Thursday, 25 September 2008

Forgiveness

I hesitate to write this as it sounds a little over dramatic, but probably one of the hardest things I have to learn to do in this life is forgive myself. I have no problem with forgiving other people. I believe life is too short to go to bed on an argument, and I will pretty much always make the first move to patch up something that has gone wrong between me and someone I care about. Though I try very hard not to get myself into a situation where something would go wrong anyway.
Forgiving myself? That's a whole other thing. Things that I would forgive other people for in a heartbeat take weeks and weeks for me to accept and move past if I do them.
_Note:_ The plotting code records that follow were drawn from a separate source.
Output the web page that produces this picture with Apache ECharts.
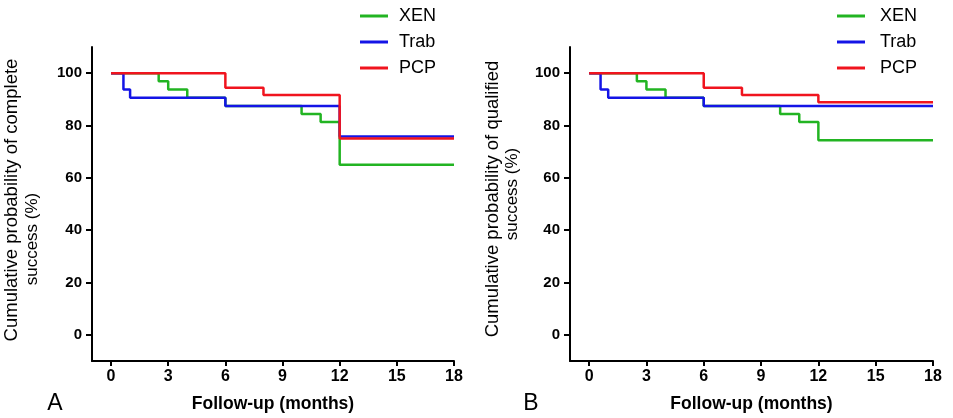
<!DOCTYPE html>
<html>
<head>
<meta charset="utf-8">
<script src="https://cdn.jsdelivr.net/npm/echarts@6/dist/echarts.min.js"></script>
<style>
html,body{margin:0;padding:0;background:#fff;}
#chart{width:953px;height:418px;}
</style>
</head>
<body>
<div id="chart"></div>
<script>
// Tick labels
const monthTicks = [0, 3, 6, 9, 12, 15, 18];
const pctTicks = [0, 20, 40, 60, 80, 100];
const seriesNames = ['XEN', 'Trab', 'PCP'];

// Panel A: complete success (step times in months, survival %)
const xenA_t = [0, 2.5, 3, 4, 6, 10, 11, 12, 18];
const xenA_v = [100, 96.9, 93.8, 90.6, 87.5, 84.4, 81.3, 65, 65];
const trabA_t = [0, 0.65, 1, 6, 12, 18];
const trabA_v = [100, 93.8, 90.6, 87.5, 75.8, 75.8];
const pcpA_t = [0, 6, 8, 12, 18];
const pcpA_v = [100, 94.4, 91.7, 75, 75];

// Panel B: qualified success
const xenB_t = [0, 2.5, 3, 4, 6, 10, 11, 12, 18];
const xenB_v = [100, 96.9, 93.8, 90.6, 87.5, 84.4, 81.3, 74.4, 74.4];
const trabB_t = [0, 0.6, 1, 6, 18];
const trabB_v = [100, 93.8, 90.6, 87.5, 87.5];
const pcpB_t = [0, 6, 8, 12, 18];
const pcpB_v = [100, 94.4, 91.7, 88.9, 88.9];

const colors = {XEN: '#22b422', Trab: '#1414e6', PCP: '#f0141e'};
const FONT = '"Liberation Sans", Arial, sans-serif';

function pairs(t, v) { return t.map((x, i) => [x, v[i]]); }

function mkSeries(name, t, v, idx) {
  return {
    name: name, type: 'line', step: 'end',
    xAxisIndex: idx, yAxisIndex: idx,
    data: pairs(t, v),
    symbol: 'none', showSymbol: false,
    lineStyle: {color: colors[name], width: 2.5},
    itemStyle: {color: colors[name]},
    animation: false
  };
}

function mkX(idx) {
  return {
    type: 'value', gridIndex: idx, min: -1, max: 18,
    axisLine: {show: true, onZero: false, lineStyle: {color: '#000', width: 2}},
    axisTick: {show: true, customValues: monthTicks, length: 5, lineStyle: {color: '#000', width: 2}},
    axisLabel: {customValues: monthTicks, color: '#000', fontWeight: 'bold', fontSize: 16, fontFamily: FONT, margin: 8},
    splitLine: {show: false},
    name: 'Follow-up (months)', nameLocation: 'middle', nameGap: 34,
    nameTextStyle: {color: '#000', fontWeight: 'bold', fontSize: 17.5, fontFamily: FONT}
  };
}
function mkY(idx) {
  return {
    type: 'value', gridIndex: idx, min: -10, max: 110,
    axisLine: {show: true, onZero: false, lineStyle: {color: '#000', width: 2}},
    axisTick: {show: true, customValues: pctTicks, length: 6, lineStyle: {color: '#000', width: 2}},
    axisLabel: {customValues: pctTicks, color: '#000', fontWeight: 'bold', fontSize: 15, fontFamily: FONT, margin: 10},
    splitLine: {show: false}
  };
}
function mkLegend(left, pad) {
  return {
    orient: 'vertical', left: left, top: 2,
    data: seriesNames,
    icon: 'rect',
    itemWidth: 28, itemHeight: 3, itemGap: 8,
    textStyle: {color: '#000', fontSize: 18, fontFamily: FONT, lineHeight: 18, padding: [0, 0, 0, pad]},
    selectedMode: false
  };
}
function vtext(x, y, s, size) {
  return {type: 'text', x: x, y: y, rotation: Math.PI / 2,
    style: {text: s, fill: '#000', fontSize: size, fontFamily: FONT, align: 'center', verticalAlign: 'middle'}};
}

const chart = echarts.init(document.getElementById('chart'), null, {renderer: 'canvas'});
chart.setOption({
  backgroundColor: '#fff',
  animation: false,
  grid: [
    {left: 92, top: 47, width: 362, height: 316},
    {left: 570, top: 47, width: 363, height: 316}
  ],
  xAxis: [mkX(0), mkX(1)],
  yAxis: [mkY(0), mkY(1)],
  legend: [mkLegend(355, 6), mkLegend(832, 10)],
  series: [
    mkSeries('XEN', xenA_t, xenA_v, 0),
    mkSeries('Trab', trabA_t, trabA_v, 0),
    mkSeries('PCP', pcpA_t, pcpA_v, 0),
    mkSeries('XEN', xenB_t, xenB_v, 1),
    mkSeries('Trab', trabB_t, trabB_v, 1),
    mkSeries('PCP', pcpB_t, pcpB_v, 1)
  ],
  graphic: [
    vtext(12, 200, 'Cumulative probability of complete', 18.5),
    vtext(32, 239, 'success (%)', 17),
    vtext(493, 199, 'Cumulative probability of qualified', 18.5),
    vtext(512, 194, 'success (%)', 17),
    {type: 'text', x: 55, y: 404, style: {text: 'A', fill: '#000', fontSize: 23, fontFamily: FONT, align: 'center', verticalAlign: 'middle'}},
    {type: 'text', x: 531, y: 404, style: {text: 'B', fill: '#000', fontSize: 23, fontFamily: FONT, align: 'center', verticalAlign: 'middle'}}
  ]
});
</script>
</body>
</html>
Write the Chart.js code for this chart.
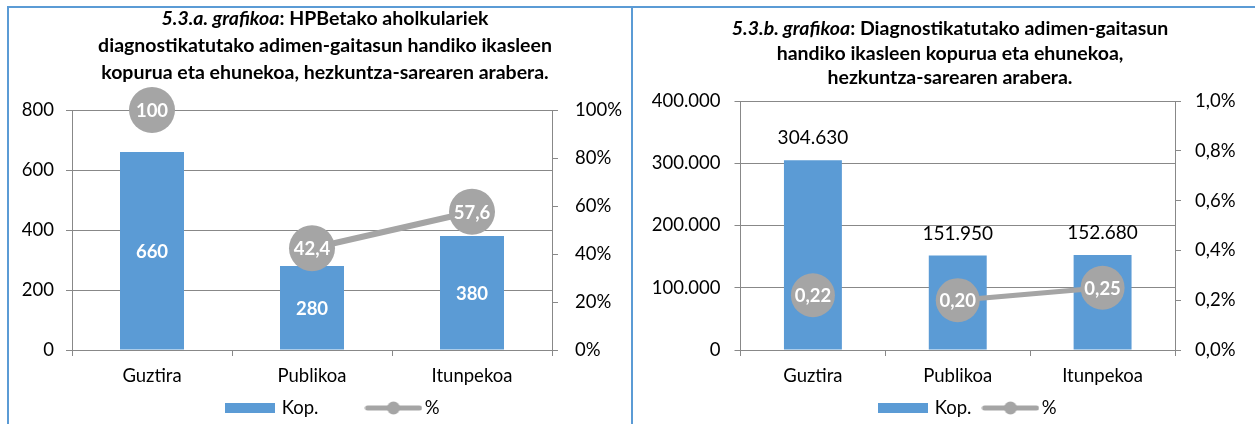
<!DOCTYPE html>
<html>
<head>
<meta charset="utf-8">
<script src="https://cdn.jsdelivr.net/npm/chart.js@4.4.0/dist/chart.umd.min.js"></script>
<style>
html, body { margin: 0; padding: 0; background: #fff; overflow: hidden; }
body { width: 1255px; height: 424px; position: relative; font-family: Lato, sans-serif; }
.rule { position: absolute; background: #5b9bd5; }
.box { position: absolute; top: 8px; height: 480px; }
.title { position: absolute; text-align: center; font-weight: bold; color: #000; white-space: nowrap; transform: translateX(-50%); }
</style>
</head>
<body>
<div class="box" style="left:9px; width:650px"><canvas id="chartA" width="650" height="480"></canvas></div>
<div class="box" style="left:633px; width:662px"><canvas id="chartB" width="662" height="480"></canvas></div>

<div class="rule" style="left:7px; top:6px; width:1248px; height:2px"></div>
<div class="rule" style="left:7px; top:6px; width:2px; height:418px"></div>
<div class="rule" style="left:631px; top:6px; width:2px; height:418px"></div>

<div class="title" style="left:325px; top:4px; font-size:19.5px; line-height:27px"><i>5.3.a. grafikoa</i>: HPBetako aholkulariek<br>diagnostikatutako adimen-gaitasun handiko ikasleen<br>kopurua eta ehunekoa, hezkuntza-sarearen arabera.</div>
<div class="title" style="left:950px; top:16px; font-size:19.5px; line-height:24.5px"><i>5.3.b. grafikoa</i>: Diagnostikatutako adimen-gaitasun<br>handiko ikasleen kopurua eta ehunekoa,<br>hezkuntza-sarearen arabera.</div>

<script>
// categories and values
const sectors = ['Guztira', 'Publikoa', 'Itunpekoa'];
const seriesNames = ['Kop.', '%'];

// 5.3.a: students diagnosed by the HPB advisors
const countA = [660, 280, 380];
const shareA = [100, 42.4, 57.6];

// 5.3.b: all diagnosed students
const countB = [304630, 151950, 152680];
const shareB = [0.22, 0.20, 0.25];

const BLUE = '#5b9bd5';
const GREY = '#a5a5a5';
const AXIS = '#888888';
const TXT = 18.5;

Chart.defaults.font.family = 'Lato, sans-serif';
Chart.defaults.color = '#000';

// 1234567.8 -> "1.234.567,8"
function eus(v, dec) {
    let parts = Number(v).toFixed(dec).split('.');
    parts[0] = parts[0].replace(/\B(?=(\d{3})+(?!\d))/g, '.');
    return parts.join(',');
}

function barSwatch() {
    let c = document.createElement('canvas');
    c.width = 50; c.height = 10;
    let g = c.getContext('2d');
    g.fillStyle = BLUE;
    g.fillRect(0, 0, 50, 10);
    return c;
}

function lineSwatch() {
    let c = document.createElement('canvas');
    c.width = 58; c.height = 14;
    let g = c.getContext('2d');
    g.strokeStyle = GREY;
    g.lineWidth = 5;
    g.lineCap = 'round';
    g.beginPath(); g.moveTo(3, 7); g.lineTo(55, 7); g.stroke();
    g.fillStyle = GREY;
    g.beginPath(); g.arc(29, 7, 6.5, 0, Math.PI * 2); g.fill();
    return c;
}

const swatches = [barSwatch(), lineSwatch()];

// numbers on the bars and inside the round markers
const valueLabels = {
    id: 'valueLabels',
    afterDatasetsDraw(chart, args, opts) {
        let ctx = chart.ctx;
        ctx.save();
        ctx.textAlign = 'center';
        ctx.textBaseline = 'middle';
        chart.data.datasets.forEach((ds, i) => {
            let meta = chart.getDatasetMeta(i);
            let st = opts[ds.type];
            meta.data.forEach((el, j) => {
                let y = el.y;
                if (ds.type === 'bar') {
                    y = st.inside ? (el.y + el.base) / 2 : el.y - st.offset;
                }
                ctx.font = st.font;
                ctx.fillStyle = st.color;
                ctx.fillText(st.format(ds.data[j]), el.x, y + 1);
            });
        });
        ctx.restore();
    }
};

// keep the legend row at a fixed height under the axis labels
const legendRow = {
    id: 'legendRow',
    afterLayout(chart, args, opts) {
        let lg = chart.legend;
        let h = lg.bottom - lg.top;
        lg.top = opts.center - lg.options.labels.padding - TXT / 2;
        lg.bottom = lg.top + h;
    }
};

function makeChart(id, counts, shares, cfg) {
    let ctx = document.getElementById(id);
    return new Chart(ctx, {
        type: 'bar',
        data: {
            labels: sectors,
            datasets: [{
                type: 'bar',
                label: seriesNames[0],
                data: counts,
                backgroundColor: BLUE,
                yAxisID: 'y',
                categoryPercentage: 1,
                barPercentage: 0.4,
                order: 1
            }, {
                type: 'line',
                label: seriesNames[1],
                data: shares,
                yAxisID: 'y1',
                borderColor: GREY,
                borderWidth: cfg.lineWidth,
                backgroundColor: GREY,
                pointRadius: cfg.pointRadius,
                pointHoverRadius: cfg.pointRadius,
                pointBackgroundColor: GREY,
                pointBorderWidth: 0,
                clip: false,
                order: 0,
                // the total is not joined to the two networks
                segment: {
                    borderColor: c => c.p0DataIndex === 0 ? 'rgba(0,0,0,0)' : GREY
                }
            }]
        },
        options: {
            responsive: false,
            animation: false,
            events: [],
            layout: { padding: { top: cfg.top, left: cfg.padLeft, right: cfg.padRight, bottom: cfg.padBottom } },
            scales: {
                x: {
                    grid: { drawOnChartArea: false, tickLength: 6, color: AXIS },
                    border: { color: AXIS },
                    ticks: { font: { size: TXT }, padding: 9 },
                    afterFit: s => { s.height = 45; }
                },
                y: {
                    position: 'left',
                    min: 0,
                    max: cfg.yMax,
                    ticks: { stepSize: cfg.yStep, font: { size: TXT }, padding: cfg.yPad, callback: v => eus(v, 0) },
                    grid: { color: AXIS, tickLength: 6 },
                    border: { color: AXIS },
                    afterFit: s => { s.width = cfg.yWidth; }
                },
                y1: {
                    position: 'right',
                    min: 0,
                    max: cfg.pMax,
                    ticks: { stepSize: cfg.pStep, font: { size: TXT }, padding: cfg.y1Pad, callback: v => eus(v, cfg.pDec) + '%' },
                    grid: { drawOnChartArea: false, color: AXIS, tickLength: 6 },
                    border: { color: AXIS },
                    afterFit: s => { s.width = cfg.y1Width; }
                }
            },
            plugins: {
                tooltip: { enabled: false },
                legend: {
                    position: 'bottom',
                    labels: {
                        usePointStyle: true,
                        pointStyleWidth: 44,
                        padding: cfg.legendGap,
                        font: { size: TXT },
                        color: '#000',
                        generateLabels: chart => chart.data.datasets.map((ds, i) => ({
                            text: ds.label,
                            pointStyle: swatches[i],
                            fillStyle: 'rgba(0,0,0,0)',
                            strokeStyle: 'rgba(0,0,0,0)',
                            lineWidth: 0,
                            hidden: false,
                            datasetIndex: i,
                            fontColor: '#000'
                        }))
                    }
                },
                legendRow: { center: 400 },
                valueLabels: {
                    bar: cfg.barLabel,
                    line: { font: 'bold 18.5px Lato, sans-serif', color: '#fff', format: cfg.shareFormat }
                }
            }
        },
        plugins: [valueLabels, legendRow]
    });
}

makeChart('chartA', countA, shareA, {
    top: 102, padLeft: 0, padRight: 0, padBottom: 11.5,
    yWidth: 63, y1Width: 107, yPad: 12, y1Pad: 17, legendGap: 53,
    yMax: 800, yStep: 200, pMax: 100, pStep: 20, pDec: 0,
    lineWidth: 6, pointRadius: 23,
    barLabel: { inside: true, font: 'bold 18.5px Lato, sans-serif', color: '#fff', format: v => eus(v, 0) },
    shareFormat: v => Number.isInteger(v) ? eus(v, 0) : eus(v, 1)
});

makeChart('chartB', countB, shareB, {
    top: 93, padLeft: 10, padRight: 0, padBottom: 47.5,
    yWidth: 97.5, y1Width: 120, yPad: 14, y1Pad: 14, legendGap: 17,
    yMax: 400000, yStep: 100000, pMax: 1, pStep: 0.2, pDec: 1,
    lineWidth: 5, pointRadius: 22,
    barLabel: { inside: false, offset: 23, font: '19px Lato, sans-serif', color: '#000', format: v => eus(v, 0) },
    shareFormat: v => eus(v, 2)
});
</script>
</body>
</html>
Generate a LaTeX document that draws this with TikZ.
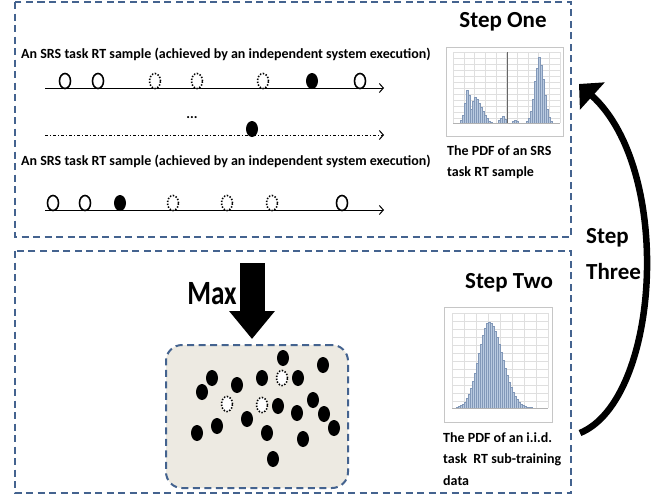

I will endlessly mentally beat myself up over the smallest thing. Not very healthy.
Tonight, though, I might have had a bit of a breakthrough. Those of you reading the comments and post of the last day or so, will have noticed that I had been rather stupid. I kept this blog a secret from someone who mattered to me, and whose trust and opinion I valued. When I eventually told him, he was understandably upset. I was probably more upset. I was so, so angry at myself for having kept it a secret. I spent a fair amount of last night crying, and struggled at work today to not keep going over it in my head again and again. I had to rush off to the toilets a couple of times to mop up the tears. I didn't think there was any way I could get past the guilt of knowing I'd screwed up. I knew I would be punished, and that it would be more than deserved, but I didn't think it would enable me to put the incident behind me.
It turns out I might be wrong. I'm currently sitting on a *very* sore bum. It was a fairly long punishment, and it was a hard one too. I tried my utmost to stay in position, as I knew everything I was getting was fully deserved. I was mostly successful as well.
And then it was over. And we talked. And by the end I felt, I don't know, lighter? And I can read the post and not burst into tears, but look at it a bit more objectively and go "yes, I really mucked up, but it's been dealt with, and maybe I shouldn't obsess over it for the next three weeks". If this is what forgiving myself feels like, it's a nice feeling. I may have to try it again.

3 comments:

Paul said...

Eliane, that's exactly what a punishment spanking is for. it wipes the slate, not just for the offended one, but also for the offender.
This is one of the great strengths of our D D lifesyle.
Warm hugs,
Paul.

The Headmaster said...

Here, here! Every girl I have ever punished has at some point thanked me, and I think sincerely.

MacGirl said...

Although I am yet to be spanked I am sure like Paul said, the punishment has been dealt out, forgive yourself hunni. Whats done is done and nothing can change that.